Hope at King's
Our church buildings display our priorities. Our floor plans (even the square footage we allocate to certain ministries) can speak loudly about what we believe the gospel to be all about.
In the early 1990s, King’s Church in Hastings was able to purchase ‘Boundaries’, a former indoor cricket centre. Cricket nets then divided the large space and in the early days ‘sports nights’ were part of the regular pattern of church life, with members and guests enjoying evenings of badminton, five-a-side football and basketball. However, after a time, the sports activities reduced and there were several years when, aside from the office uses and smaller church meetings, the large building was often little used through the week, other than Sundays.
An evolving space
Although the building (re-named the Hastings Centre) had been altered before, in the last twelve years or so it has undergone more significant physical changes. Church members have given faithfully to various projects transforming the building and the surrounding land to better suit not only the needs of the church but also the community around. It is now unusual if the building is not open seven days a week and the church operates many of the activities, including the coffee shop, as a “social enterprise”, where any profits are invested back into projects (both the church’s and those run by others) that serve the local community. The car park has been much enlarged for use not just by visitors to the building, but also as a real blessing to those making hospital visits – it is considerably cheaper than the hospital car park opposite. Some spaces are even hired for months at a time by the hospital as an overflow for their staff.
In recent months the building has hosted a coronavirus vaccination centre, and been used as a polling station, and it continues to serve as an NHS blood donation point. The public coffee shop with an outside patio and play area – closed through lockdown – has now reopened and ballet classes have restarted. Sunday worship is also back.
At the start of the COVID-19 pandemic with last year’s lockdowns, the building was unusually quiet. The coffee shop had to close, in-person church gatherings at the building stopped, church staff began working from home, and room hires to the public ceased.
Sunday worship and preaching went online and church prayer meetings, small groups (and then subsequently Alpha courses) were run successfully on Zoom. However, the Hastings Centre building was not quiet for long. From Monday to Friday there was a different bustle of activity as the foodbank – by this time seven years old – became busier than ever; a lifeline for those hardest hit by the economic impact of the coronavirus. New volunteers also got involved, filling in for regular servers who were shielding or vulnerable. As the measures required to stem the pandemic unfolded, the foodbank switched between collection and delivery, adopting a hybrid model between lockdowns.
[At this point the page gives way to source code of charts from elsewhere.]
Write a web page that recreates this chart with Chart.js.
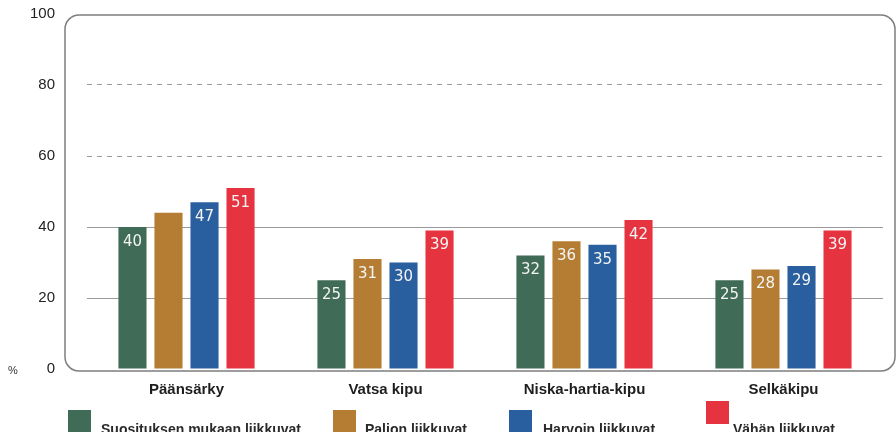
<!DOCTYPE html>
<html>
<head>
<meta charset="utf-8">
<script src="https://cdn.jsdelivr.net/npm/chart.js@4.4.1/dist/chart.umd.min.js"></script>
<style>
    html, body { margin: 0; padding: 0; background: #ffffff; }
    #wrap { width: 896px; height: 432px; position: relative; }
</style>
</head>
<body>
<div id="wrap"><canvas id="kipuChart"></canvas></div>
<script>
const categories = ['Päänsärky', 'Vatsa kipu', 'Niska-hartia-kipu', 'Selkäkipu'];
const seriesNames = ['Suosituksen mukaan liikkuvat', 'Palion liikkuvat', 'Harvoin liikkuvat', 'Vähän liikkuvat'];
const suosituksen = [40, 25, 32, 25];
const palion = [44, 31, 36, 28];
const harvoin = [47, 30, 35, 29];
const vahan = [51, 39, 42, 39];
const yTicks = [0, 20, 40, 60, 80, 100];
// the one value whose label is missing in the original (Palion, Päänsärky)
const hiddenLabels = [[1, 0]];

const colors = ['#3f6b57', '#b47d33', '#2a5f9f', '#e63340'];
const narrow = "'Liberation Sans Narrow', 'Arial Narrow', 'Liberation Sans', sans-serif";

// rounded frame, "%" mark, value labels and a hand placed legend like the scanned original
const decorations = {
    id: 'decorations',
    beforeDatasetsDraw(chart) {
        const ctx = chart.ctx;
        ctx.save();
        ctx.strokeStyle = '#7d7d7d';
        ctx.lineWidth = 1.5;
        ctx.beginPath();
        ctx.roundRect(65, 15, 830, 356, 14);
        ctx.stroke();
        ctx.restore();
    },
    afterDatasetsDraw(chart) {
        const ctx = chart.ctx;
        ctx.save();
        ctx.fillStyle = '#f4f4f4';
        ctx.font = '15px "DejaVu Sans", sans-serif';
        ctx.textAlign = 'center';
        ctx.textBaseline = 'middle';
        chart.data.datasets.forEach((ds, di) => {
            chart.getDatasetMeta(di).data.forEach((bar, i) => {
                if (hiddenLabels.some(h => h[0] === di && h[1] === i)) return;
                ctx.fillText(String(ds.data[i]), bar.x, bar.y + 15);
            });
        });
        ctx.restore();
    },
    afterDraw(chart) {
        const ctx = chart.ctx;
        ctx.save();
        ctx.fillStyle = '#333';
        ctx.font = '11px "Liberation Sans", sans-serif';
        ctx.textAlign = 'center';
        ctx.textBaseline = 'middle';
        ctx.fillText('%', 13, 371);

        const boxX = [68, 333, 509, 706];
        const boxY = [410, 410, 410, 401];
        const textX = [101, 365, 543, 733];
        ctx.font = 'bold 14px "Liberation Sans", sans-serif';
        ctx.textAlign = 'left';
        ctx.textBaseline = 'alphabetic';
        chart.data.datasets.forEach((ds, i) => {
            ctx.fillStyle = ds.backgroundColor;
            ctx.fillRect(boxX[i], boxY[i], 23, 23);
            ctx.fillStyle = '#2a2a2a';
            ctx.fillText(ds.label, textX[i], 434);
        });
        ctx.restore();
    }
};

const datasets = [suosituksen, palion, harvoin, vahan].map((vals, i) => ({
    label: seriesNames[i],
    data: vals,
    backgroundColor: colors[i],
    borderWidth: 0,
    categoryPercentage: 0.724,
    barPercentage: 0.78
}));

new Chart(document.getElementById('kipuChart'), {
    type: 'bar',
    data: { labels: categories, datasets: datasets },
    options: {
        responsive: true,
        maintainAspectRatio: false,
        animation: false,
        layout: { padding: { top: 14, right: 13, bottom: 0, left: 0 } },
        plugins: {
            legend: { display: false },
            tooltip: { enabled: false }
        },
        scales: {
            x: {
                grid: { display: false, drawTicks: false },
                border: { display: false },
                afterFit(scale) { scale.height = 63; },
                ticks: {
                    color: '#1e1e1e',
                    padding: 12,
                    font: { family: narrow, size: 15, weight: 'bold' }
                }
            },
            y: {
                min: 0,
                max: 100,
                afterFit(scale) {
                    scale.width = 87;
                    scale.paddingTop = 0;
                    scale.paddingBottom = 0;
                },
                afterBuildTicks(scale) { scale.ticks = yTicks.map(v => ({ value: v })); },
                grid: {
                    drawTicks: false,
                    color: ctx => (ctx.tick && (ctx.tick.value === 0 || ctx.tick.value === 100)) ? 'rgba(0,0,0,0)' : '#9a9a9a',
                    lineWidth: 1
                },
                border: {
                    display: false,
                    dash: ctx => (ctx.tick && ctx.tick.value >= 60) ? [5, 5] : []
                },
                ticks: {
                    color: '#222',
                    padding: 32,
                    font: { family: "'Liberation Sans', sans-serif", size: 15 }
                }
            }
        }
    },
    plugins: [decorations]
});
</script>
</body>
</html>
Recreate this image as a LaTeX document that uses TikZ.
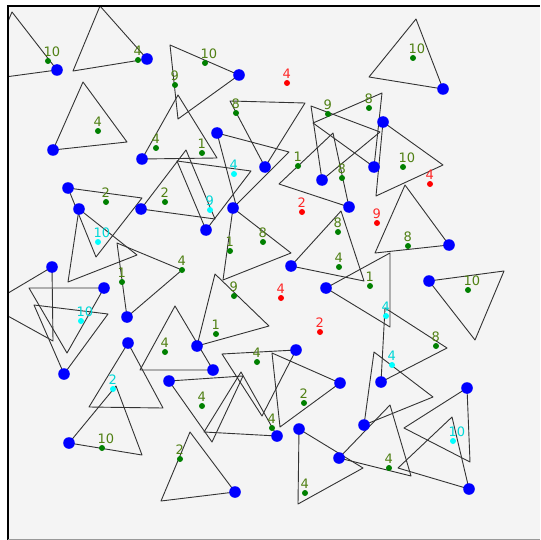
\documentclass[tikz,border=0pt]{standalone}
\usepackage{fontspec}
\setmainfont{DejaVu Sans}
\definecolor{panel}{RGB}{244,244,244}
\definecolor{agentblue}{RGB}{0,0,255}
\definecolor{gdot}{RGB}{0,128,0}
\definecolor{gtxt}{RGB}{80,128,20}
\definecolor{cdot}{RGB}{0,255,255}
\definecolor{ctxt}{RGB}{0,215,215}
\definecolor{rdot}{RGB}{255,0,0}
\definecolor{rtxt}{RGB}{255,40,40}

\begin{document}
\begin{tikzpicture}[x=1pt,y=-1pt,
  fov/.style={draw=black!80,line width=0.9pt,line join=round},
  agent/.style={fill=agentblue},
  goal/.style={anchor=south west,inner sep=0pt,font=\fontsize{13}{13}\selectfont}]
\useasboundingbox (0,0) rectangle (540,540);
\fill[white] (0,0) rectangle (540,540);
\fill[panel] (8,6) rectangle (540,540);

\begin{scope}
\clip (8,6) rectangle (540,540);
% view triangles, first corner is the agent
\foreach \ax/\ay/\bx/\by/\cx/\cy in {
  57/70/12/12/-17/80, 147/59/73/71/100/6, 53/150/83/82/127/142,
  239/75/170/45/178/119, 142/159/178/95/217/158, 265/167/230/101/305/103,
  217/133/289/152/236/205, 443/89/416/19/369/77, 374/167/313/123/382/93,
  383/122/443/165/376/196, 322/180/311/106/380/132, 349/207/333/133/279/184,
  68/188/96/257/142/198, 79/209/68/282/137/255, 141/209/215/219/186/150,
  206/230/177/161/251/171, 233/208/291/253/223/280, 291/266/341/211/364/281,
  326/288/390/253/390/327, 449/245/375/253/405/185, 429/281/504/271/475/340,
  52/267/53/341/-12/305, 104/288/29/288/67/353, 64/374/34/305/108/314,
  127/317/117/243/182/270, 128/343/89/407/163/408, 69/443/116/386/142/455,
  197/346/215/274/269/326, 213/370/175/306/140/370, 169/381/243/376/212/442,
  277/436/204/432/241/372, 235/492/190/432/161/501, 296/350/222/354/262/416,
  340/383/280/427/272/353, 299/429/298/504/363/468, 339/458/390/405/411/476,
  364/425/374/352/433/397, 381/382/385/308/447/348, 467/388/470/462/404/428,
  469/489/452/417/398/468}
  \draw[fov] (\ax,\ay) -- (\bx,\by) -- (\cx,\cy) -- cycle;
\foreach \ax/\ay [count=\i] in {57/70, 147/59, 53/150, 239/75, 142/159, 265/167,
  217/133, 443/89, 374/167, 383/122, 322/180, 349/207, 68/188, 79/209, 141/209,
  206/230, 233/208, 291/266, 326/288, 449/245, 429/281, 52/267, 104/288, 64/374,
  127/317, 128/343, 69/443, 197/346, 213/370, 169/381, 277/436, 235/492, 296/350,
  340/383, 299/429, 339/458, 364/425, 381/382, 467/388, 469/489}
  \fill[agent] (\ax,\ay) circle (5.8) coordinate (a\i);

% goals
\foreach \x/\y/\n/\c [count=\i] in {
  48/61/10/g, 138/60/4/g, 205/63/10/g, 175/85/9/g, 98/131/4/g, 236/113/8/g,
  328/114/9/g, 369/108/8/g, 156/148/4/g, 202/153/1/g, 298/166/1/g, 342/178/8/g,
  403/167/10/g, 413/58/10/g, 106/202/2/g, 165/202/2/g, 263/242/8/g, 230/251/1/g,
  338/232/8/g, 339/267/4/g, 408/246/8/g, 370/286/1/g, 468/290/10/g, 182/270/4/g,
  122/282/1/g, 234/296/9/g, 216/334/1/g, 165/352/4/g, 436/346/8/g, 257/362/4/g,
  304/403/2/g, 202/406/4/g, 272/428/4/g, 389/468/4/g, 102/448/10/g, 180/459/2/g,
  305/493/4/g,
  234/174/4/c, 210/210/9/c, 98/242/10/c, 81/321/10/c, 386/316/4/c, 392/365/4/c,
  113/389/2/c, 453/441/10/c,
  287/83/4/r, 430/184/4/r, 302/212/2/r, 377/223/9/r, 281/298/4/r, 320/332/2/r}
{
  \fill[\c dot] (\x,\y) circle (3);
  \node[goal,text=\c txt] (g\i) at (\x-4.5,\y-4) {\n};
}
\end{scope}

\draw[line width=1.2pt] (8,540) -- (8,6) -- (540,6);
\draw[black!40,line width=0.6pt] (8,539.5) -- (540,539.5);
\end{tikzpicture}
\end{document}
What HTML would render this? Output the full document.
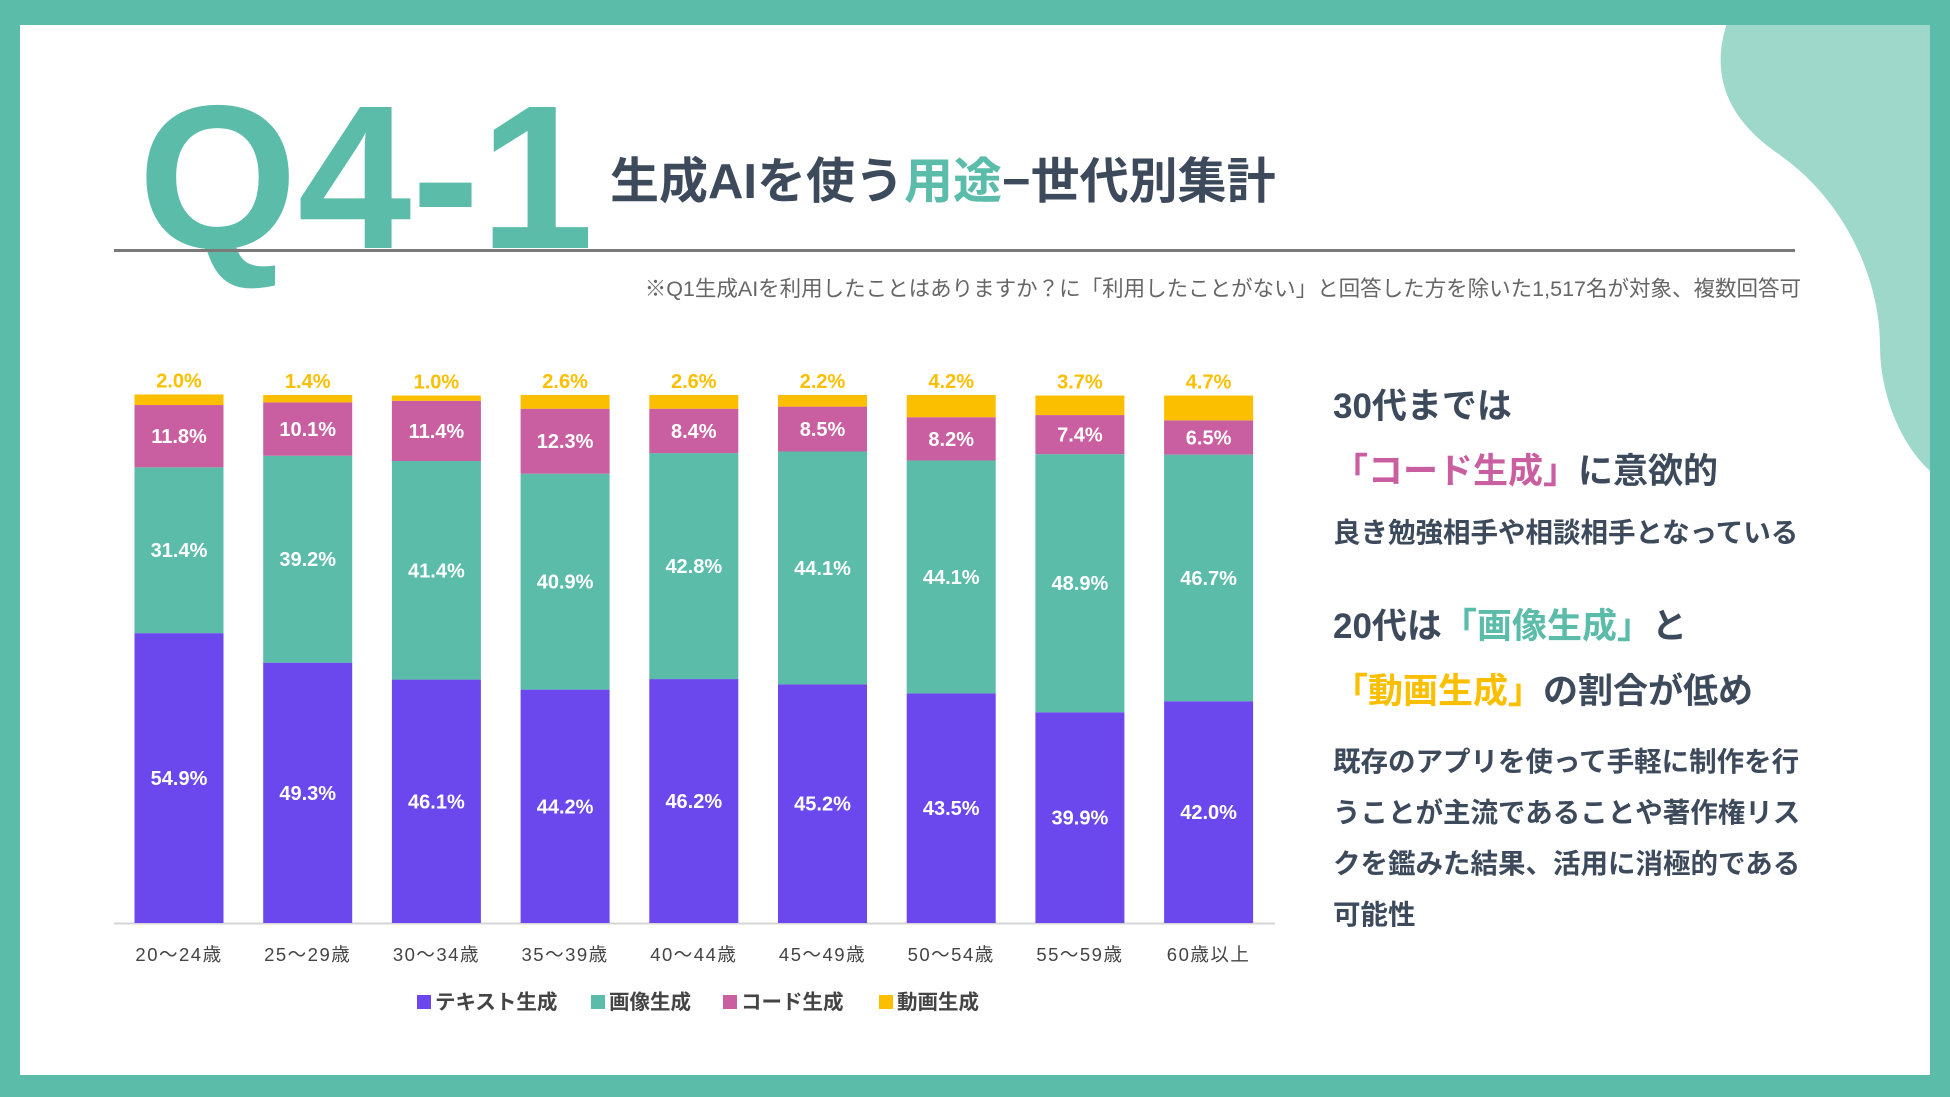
<!DOCTYPE html>
<html><head><meta charset="utf-8">
<style>
body{margin:0;width:1950px;height:1097px;overflow:hidden;background:#5bbcaa;font-family:"Liberation Sans","Noto Sans CJK JP",sans-serif;}
#frame{position:absolute;left:20px;top:25px;width:1910px;height:1050px;background:#fff;overflow:hidden}
.abs{position:absolute;white-space:nowrap}
</style></head><body>
<div id="frame">
<svg class="abs" style="left:0;top:0" width="1910" height="1050">
<path d="M1710 -10 C1690 40 1700 90 1760 130 C1830 180 1860 260 1860 320 C1860 380 1890 440 1930 460 L1930 -10 Z" fill="#9ed8cb"/>
</svg>
<div class="abs" style="left:118px;top:50px;font-size:205px;font-weight:bold;color:#5bbcaa;letter-spacing:0px;line-height:1">Q4-1</div>
<div class="abs" style="left:590px;top:133px;font-size:49px;font-weight:bold;color:#3d4a5c;line-height:1">生成AIを使う<span style="color:#5bbcaa">用途</span>−世代別集計</div>
<div class="abs" style="left:94px;top:224px;width:1681px;height:3px;background:#7a7a7a"></div>
<div class="abs" style="right:129px;top:247px;font-size:21.5px;color:#666">※Q1生成AIを利用したことはありますか？に「利用したことがない」と回答した方を除いた1,517名が対象、複数回答可</div>
<svg id="chart" class="abs" style="left:0;top:0" width="1320" height="1050"></svg>
<div class="abs" style="left:1313px;top:364px;color:#3d4a5c;font-weight:bold">
<div style="font-size:35px;line-height:1">30代までは</div>
<div style="font-size:35px;line-height:1;margin-top:30px"><span style="color:#c95fa0">「コード生成」</span>に意欲的</div>
<div style="font-size:27.5px;line-height:1;margin-top:30px">良き勉強相手や相談相手となっている</div>
<div style="font-size:35px;line-height:1;margin-top:62px">20代は<span style="color:#5bbcaa">「画像生成」</span>と</div>
<div style="font-size:35px;line-height:1;margin-top:30px"><span style="color:#fbbf00">「動画生成」</span>の割合が低め</div>
<div style="font-size:27.5px;line-height:51px;margin-top:27px">既存のアプリを使って手軽に制作を行<br>うことが主流であることや著作権リス<br>クを鑑みた結果、活用に消極的である<br>可能性</div>
</div>
</div>
<script>
const categories=["20〜24歳","25〜29歳","30〜34歳","35〜39歳","40〜44歳","45〜49歳","50〜54歳","55〜59歳","60歳以上"];
const textGen=[54.9,49.3,46.1,44.2,46.2,45.2,43.5,39.9,42.0];
const imageGen=[31.4,39.2,41.4,40.9,42.8,44.1,44.1,48.9,46.7];
const codeGen=[11.8,10.1,11.4,12.3,8.4,8.5,8.2,7.4,6.5];
const videoGen=[2.0,1.4,1.0,2.6,2.6,2.2,4.2,3.7,4.7];
const seriesNames=["テキスト生成","画像生成","コード生成","動画生成"];
const NS="http://www.w3.org/2000/svg";
const svg=document.getElementById('chart');
const base=898, scale=5.28, x0=159, pitch=128.7, bw=89;
const xPos=i=>x0+i*pitch;
const yLen=v=>v*scale;
const colors=["#6a48ee","#5bbcaa","#c95fa0","#fbbf00"];
const series=[textGen,imageGen,codeGen,videoGen];
function mk(t,a){const e=document.createElementNS(NS,t);for(const k in a)e.setAttribute(k,a[k]);svg.appendChild(e);return e;}
const ax=mk('line',{x1:94,x2:1255,y1:base+0.5,y2:base+0.5,stroke:'#d5d5d5','stroke-width':2});


categories.forEach((c,i)=>{
  let y=base;
  series.forEach((s,k)=>{
    const h=yLen(s[i]);
    y-=h;
    const r=mk('rect',{x:xPos(i)-bw/2,y:y,width:bw,height:h,fill:colors[k]});
    
    
    const t=mk('text',{x:xPos(i),'text-anchor':'middle','font-size':20,'font-weight':'bold',fill:k==3?'#fbbf00':'#fff'});
    t.setAttribute('y',k==3?y-7:y+h/2+7);
    t.textContent=s[i].toFixed(1)+'%';
    
    
  });
  const l=mk('text',{x:xPos(i),y:936,'text-anchor':'middle','font-size':18.5,fill:'#444','letter-spacing':'1.5'});
  l.textContent=c;
  
  
});
const legX=[397,571,703,859];
seriesNames.forEach((n,k)=>{
  const r=mk('rect',{x:legX[k],y:970,width:14,height:14,fill:colors[k]});
  
  
  const t=mk('text',{x:legX[k]+18,y:984,'font-size':20.5,'font-weight':'bold',fill:'#444'});
  t.textContent=n;
  
  
});
</script>
</body></html>
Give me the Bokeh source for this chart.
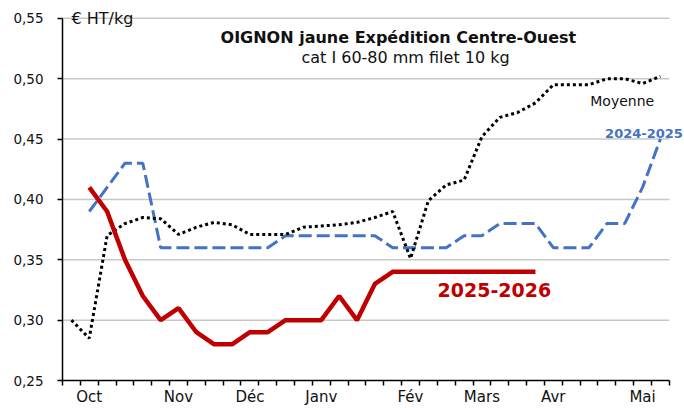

If you had walked into the building during the first lockdown, in particular, you would have seen carrier bags of food set out across many of the rooms in the building. In the deserted coffee shop, moses baskets waited to be picked up by midwives and community health visitors and given to pregnant women in desperate need of one of the church’s other projects, Baby Basics.
By the providence of God, just months before coronavirus hit the church had built a warehouse within the Hastings Centre. Little did the church know at the time, but reducing the size of the main auditorium (though still capable of seating over 500 people) and giving the remaining space over to a social action warehouse, would be seen as the timely provision of God for us, working ahead of the pandemic to prepare us. Like Joseph planning for the famine in Egypt, the storehouses were full and accessible when the first lockdown was announced. Just weeks before lockdown, foodbank staff had still been going back and forth between the off-site warehouse 3 miles away, to bring the stored food to the distribution centre at the Hastings Centre. Looking back now, it is impossible to imagine the Foodbank being able to have met the increased demand without God’s timely storage provision on-site.
Building the warehouse on site was just phase 1 of the church’s plans. King’s Church has a three-pronged vision statement: making disciples, going on mission, and caring for the poor. For the church, care for those in poverty is never divorced from the other two aspects of the vision, but changing the building to provide space for active mercy ministries is a physical sign that confirms the importance of this strand of gospel witness. The second key part of the recent building project therefore was changing a large corner of the building to become a ‘community action hub’ – a dedicated space within the Hastings Centre, not just for the social action projects, but for any external agencies who are supporting people in poverty to use too.
Named ‘Hope at King’s’, the vision is for space where people facing crisis situations can be helped at their time of need; but more than that, it is to be a place where people are lifted out of poverty too. That’s why it’s called Hope at King’s, and why the rooms within it have been named the Mercy Room and the Grace Room. The church wants people – especially those trapped in poverty, but also those helping them – to find hope, mercy and grace here.
If your church is fortunate enough to own a building, could you consider how its architecture and floor plans witness to God’s heart for the vulnerable and marginalised in your community?